1. Perguntaram, há dias, a um refugiado a razão que o tinha levado a abandonar o seu país, arriscar tudo e encontrar-se naquela situação horrível, rodeado de desconhecidos, encurralados pela polícia, sem destino garantido. A resposta surgiu da forma mais natural e óbvia: eu procuro uma vida boa e no Iraque já não se pode viver.
Aristóteles, um dos fundadores da ética filosófica ocidental, não diria melhor. O desejo e a tenacidade são as asas do ser humano. Na desordem do mundo, impelido pela esperança, mesmo contra toda a esperança, acredita misteriosamente num horizonte de justiça e misericórdia.
Ao começar esta crónica deparei com um texto que li, pela primeira vez, há 25 anos. Em 1990, a direcção da Revista Portuguesa de Filosofia pediu um texto ao filósofo Paul Ricoeur, autor de uma vasta e multifacetada obra de hermenêutica. A revista conseguiu a publicação de um texto inédito notável e no qual expunha a sua distinção entre ética e moral [1].
Nem a etimologia nem a história o obrigavam a marcar essa diferença, tanto mais que se tornou corrente usar indiferentemente uma ou outra palavra, para designar a fonte e as normas do comportamento humano, enquanto humano. Não se esqueça que existe, paradoxalmente, muita moral sem ética nenhuma e muita ética à vontade do freguês.
O filósofo francês tornou fecunda essa distinção. Recolheu as duas heranças mais famosas da ética filosófica: a aristotélica - a do desejo, do prazer, da felicidade - e a kantiana - a da norma, da lei, do dever. Sem cair em falsas simplificações, desenvolveu-as nos debates sobre a justiça de J. Rawls e M. Walzer e assumiu as argúcias virtuosas de Aristóteles.
Para Ricoeur, o que é visado pela ética define-se nestes termos: a procura da vida boa, com e para os outros, em instituições justas.
É normal e sadio que cada um procure a sua realização humana, enquanto humana, isto é, o livre desabrochar das suas aspirações e capacidades mais profundas. Não de forma isolada e egoísta, pois implica o reconhecimento, nos outros, de igual desígnio e da mesma capacidade de procura humana de felicidade. Para superar as desigualdades inevitáveis existem processos justos e o recurso humano à solicitude, à compaixão para com os mais débeis.
Numa sociedade não bastam, porém, as relações de amizade interpessoais. Por isso, P. Ricoeur acrescenta: em instituições justas. A vida de uma comunidade histórica exige um sistema de partilha, de direitos e de deveres. A justiça consiste em atribuir a cada um a sua parte. Todos e cada um são destinatários de uma partilha justa. O sentido do que é justo faz-se notar, por vezes, mediante a exclamação da sua ausência: é injusto!
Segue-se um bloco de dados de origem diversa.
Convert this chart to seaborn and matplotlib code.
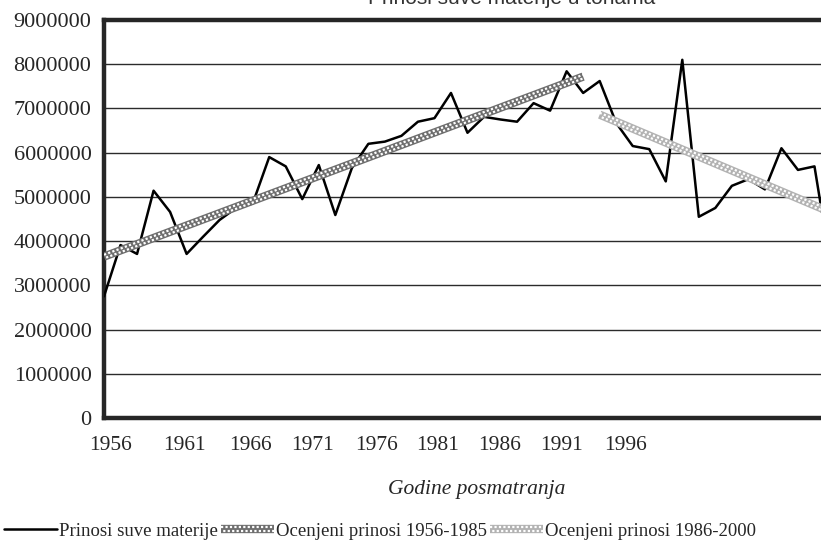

2. I. Kant resolveu eliminar do desígnio ético o desejo, o prazer, a felicidade. Esta depuração leva ao imperativo universalista, nu e cru: ”age unicamente segundo a máxima que faz com que tu podes querer ao mesmo tempo que ela se torne lei universal”. A segunda fórmula deste imperativo apresenta-se mais enriquecida: “Age de tal maneira que uses a humanidade, tanto na tua pessoa como na pessoa de qualquer outro, sempre e simultaneamente como fim e nunca simplesmente como meio”.
A grandeza e a exaltação desta fórmula nunca poderão ser exageradas e, no entanto, talvez seja a mais esquecida: a pessoa nunca pode ser usada como um meio para algo melhor do que ela. Não tem preço, é um valor absoluto.
Ricoeur não se esquece da ética das virtudes que tornam bom quem as vive e boas as suas acções. Ao concluir o seu texto, lembra que a ordem de prioridade das reivindicações de segurança, liberdade, solidariedade, etc., não são sempre as mesmas em cada povo e em cada época. Exige um debate público, sem garantias de êxito. Como dizia Aristóteles, a equidade (epieikeia) é superior à lei, pois é um correctivo da lei que por natureza é geral, abstracta não pode prever tudo. A justiça exerce-se no concreto, no singular, no imprevisto.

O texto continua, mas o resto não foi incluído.